Question

$40\% $ of a first order reaction is completed in $50{\text{ minutes}}$. How much time will it take for the completion of $80\% $ of this reaction?

Answer 1

Hint: The reaction in which the rate of the reaction depends on the concentration of one reactant only is known as a first order reaction.
The constant that relates the rate of the chemical reaction to the concentration of the reactant or the product at given temperature is known as rate constant.
The rate constant of a first order reaction is calculated using the equation,
$k = \dfrac{{2 \cdot 303}}{t}\log \dfrac{a}{{a - x}}$
Where, $k$ is the rate constant of first order reaction energy,
$t$ is the time,
$a$ is the initial concentration of the reactants,
$x$ is the concentration of the reactant used.

Complete step by step answer:
Calculate the rate constant when $40\% $ of the reaction is completed in $50{\text{ minutes}}$ using the equation as follows:
$k = \dfrac{{2 \cdot 303}}{t}\log \dfrac{a}{{a - x}}$
The reaction is $40\% $ complete. Thus, the used concentration is $40\% $ of the initial concentration.
Thus,
$x = a \times \dfrac{{40}}{{100}}$
Where, $a$ is the initial concentration of the reactants,
 $x$ is the concentration of the reactant used.
Substitute $50{\text{ minutes}}$ for the time, $a \times \dfrac{{40}}{{100}}$ for the concentration of reactant used.
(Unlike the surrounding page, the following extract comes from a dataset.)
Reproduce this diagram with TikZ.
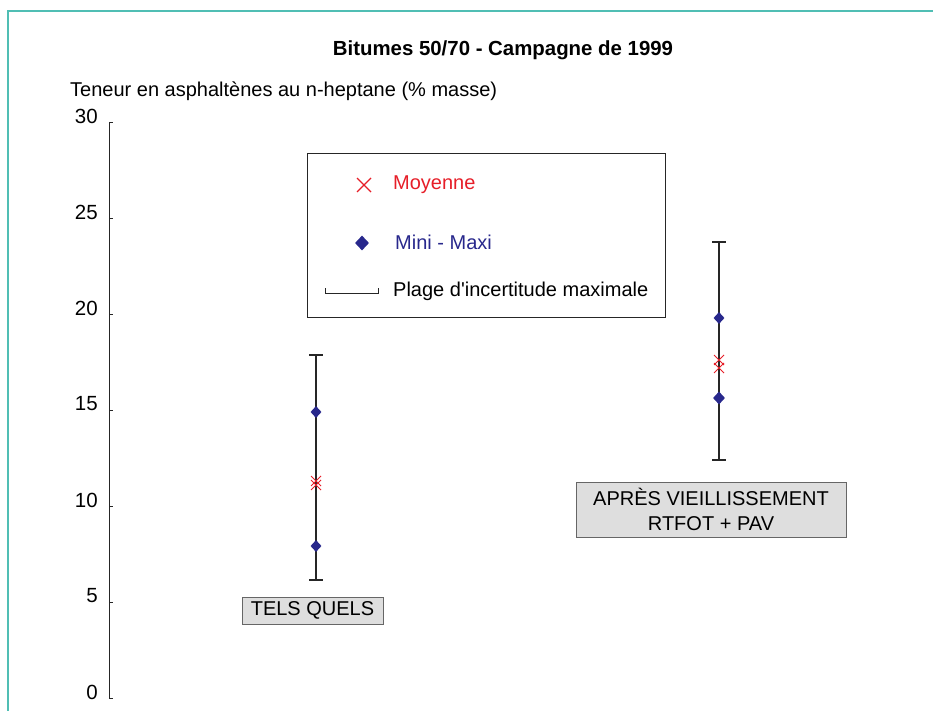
\documentclass[tikz,border=0pt]{standalone}
\usepackage{fontspec}
\setmainfont{Liberation Sans}
\usetikzlibrary{shapes.geometric}
\definecolor{frameteal}{RGB}{80,190,180}
\definecolor{mred}{RGB}{230,30,40}
\definecolor{mblue}{RGB}{40,40,140}
\definecolor{boxgray}{RGB}{222,222,222}
\tikzset{
  lbl/.style={inner sep=0pt, font=\fontsize{20}{22}\selectfont},
  tlbl/.style={inner sep=0pt, anchor=east, font=\fontsize{20.5}{22}\selectfont},
  diam/.style={diamond, fill=mblue, draw=none, inner sep=0pt, minimum width=11pt, minimum height=12pt},
  xmark/.style={draw=mred, line width=0.9pt},
  barline/.style={line width=1.3pt, black!85},
  barcap/.style={line width=2pt, black!85},
  catbox/.style={draw=black!60, fill=boxgray, line width=0.8pt, inner sep=0pt, font=\fontsize{20}{24.5}\selectfont, align=center},
}
\begin{document}
\begin{tikzpicture}[x=1pt,y=-1pt]
\useasboundingbox (0,0) rectangle (933,711);
% frame
\draw[frameteal, line width=2pt] (8,711) -- (8,11) -- (933,11);
% title
\node[inner sep=0pt, font=\bfseries\fontsize{20.4}{22}\selectfont] (title) at (503,50) {Bitumes 50/70 - Campagne de 1999};
\node[lbl, anchor=west] (ytitle) at (70,91) {Teneur en asphaltènes au n-heptane (\% masse)};
% axis
\coordinate (atop) at (109,122);
\coordinate (abot) at (109,698);
\draw[line width=0.9pt, black!85] (atop) -- (abot);
\foreach \v in {0,5,...,30}{
  \draw[line width=0.9pt, black!85] (109,{698-\v*19.2}) -- (113,{698-\v*19.2});
  \node[tlbl] (t\v) at (98,{692-\v*19.2}) {\v};
}
% legend
\node[draw=black!85, line width=0.8pt, minimum width=358pt, minimum height=164pt, inner sep=0pt] (legend) at (486,235) {};
\draw[xmark, line width=1.1pt] (357,178) -- (371,192) (357,192) -- (371,178);
\node[lbl, anchor=west, text=mred] (lmoy) at (393,185) {Moyenne};
\node[diam, minimum width=14pt, minimum height=15pt] (ldiam) at (362,243) {};
\node[lbl, anchor=west, text=mblue] (lmm) at (395,242) {Mini - Maxi};
\draw[line width=0.9pt, black!85] (325,288) -- (325,293) -- (378,293) -- (378,288);
\node[lbl, anchor=west] (lplage) at (393,291) {Plage d\textquotesingle incertitude maximale};
% left bar
\coordinate (l1) at (316,355);
\coordinate (l2) at (316,580);
\draw[barline] (l1) -- (l2);
\draw[barcap] (309,355) -- (323,355) (309,580) -- (323,580);
\node[diam] (ld1) at (316,412) {};
\node[diam] (ld2) at (316,546) {};
\draw[xmark] (311,476) -- (321,486) (311,486) -- (321,476);
\draw[xmark] (311,480) -- (321,490) (311,490) -- (321,480);
% right bar
\coordinate (r1) at (719,242);
\coordinate (r2) at (719,460);
\draw[barline] (r1) -- (r2);
\draw[barcap] (712,242) -- (726,242) (712,460) -- (726,460);
\node[diam] (rd1) at (719,318) {};
\node[diam, minimum width=12pt, minimum height=13pt] (rd2) at (719,398) {};
\draw[xmark] (714,355) -- (724,365) (714,365) -- (724,355);
\draw[xmark] (714,363) -- (724,373) (714,373) -- (724,363);
% category boxes
\node[catbox, minimum width=141pt, minimum height=27pt] (tels) at (312.5,610.5) {TELS QUELS};
\node[catbox, minimum width=270pt, minimum height=55pt] (apres) at (711,509.5) {APRÈS VIEILLISSEMENT\\RTFOT + PAV};
\end{tikzpicture}
\end{document}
Thus,$k = \dfrac{{2 \cdot 303}}{{50{\text{ minutes}}}}\log \dfrac{a}{{a - a \times \dfrac{{40}}{{100}}}}$
$k = \dfrac{{2 \cdot 303}}{{50{\text{ minutes}}}}\log \dfrac{{100a}}{{100a - 40a}}$
$k = \dfrac{{2 \cdot 303}}{{50{\text{ minutes}}}}\log \dfrac{{100\not{a}}}{{60\not{a}}}$
$k = \dfrac{{2 \cdot 303}}{{50{\text{ minutes}}}}\log \dfrac{{10}}{6}$ …… (1)
Step 2:
Calculate the time required for the reaction to complete $80\% $ using the equation as follows:
$k = \dfrac{{2 \cdot 303}}{t}\log \dfrac{a}{{a - x}}$
Rearrange the equation for time. Thus,
$t = \dfrac{{2 \cdot 303}}{k}\log \dfrac{a}{{a - x}}$
The reaction is $80\% $ complete. Thus, the used concentration is $80\% $ of the initial concentration.
Thus,
$x = a \times \dfrac{{80}}{{100}}$
Where, $a$ is the initial concentration of the reactants,
$x$ is the concentration of the reactant used.
Thus,
$t = \dfrac{{2 \cdot 303}}{k}\log \dfrac{a}{{a - a \times \dfrac{{80}}{{100}}}}$
$t = \dfrac{{2 \cdot 303}}{k}\log \dfrac{{100a}}{{100a - 80a}}$
$t = \dfrac{{2 \cdot 303}}{k}\log \dfrac{{100\not{a}}}{{20\not{a}}}$
$t = \dfrac{{2 \cdot 303}}{k}\log \dfrac{{10}}{2}$
Substitute equation (1). Thus,
$t = \dfrac{{\not{{2 \cdot 303}}}}{{\dfrac{{\not{{2 \cdot 303}}}}{{50{\text{ minutes}}}}\log \dfrac{{10}}{6}}} \times \log \dfrac{{10}}{2}$
$t = \dfrac{{50{\text{ minutes}}}}{{0 \cdot 2218}} \times 0 \cdot 6989$
$t = 157 \cdot 55{\text{ minutes}}$
Thus, the time required for the reaction to complete $80\% $ is $157 \cdot 55{\text{ minutes}}$.

Note:
Calculate the rate of the reaction when the reaction is $40\% $ complete in $50{\text{ minutes}}$. Then using the rate constant value calculate the time required for $80\% $ of the reaction to complete.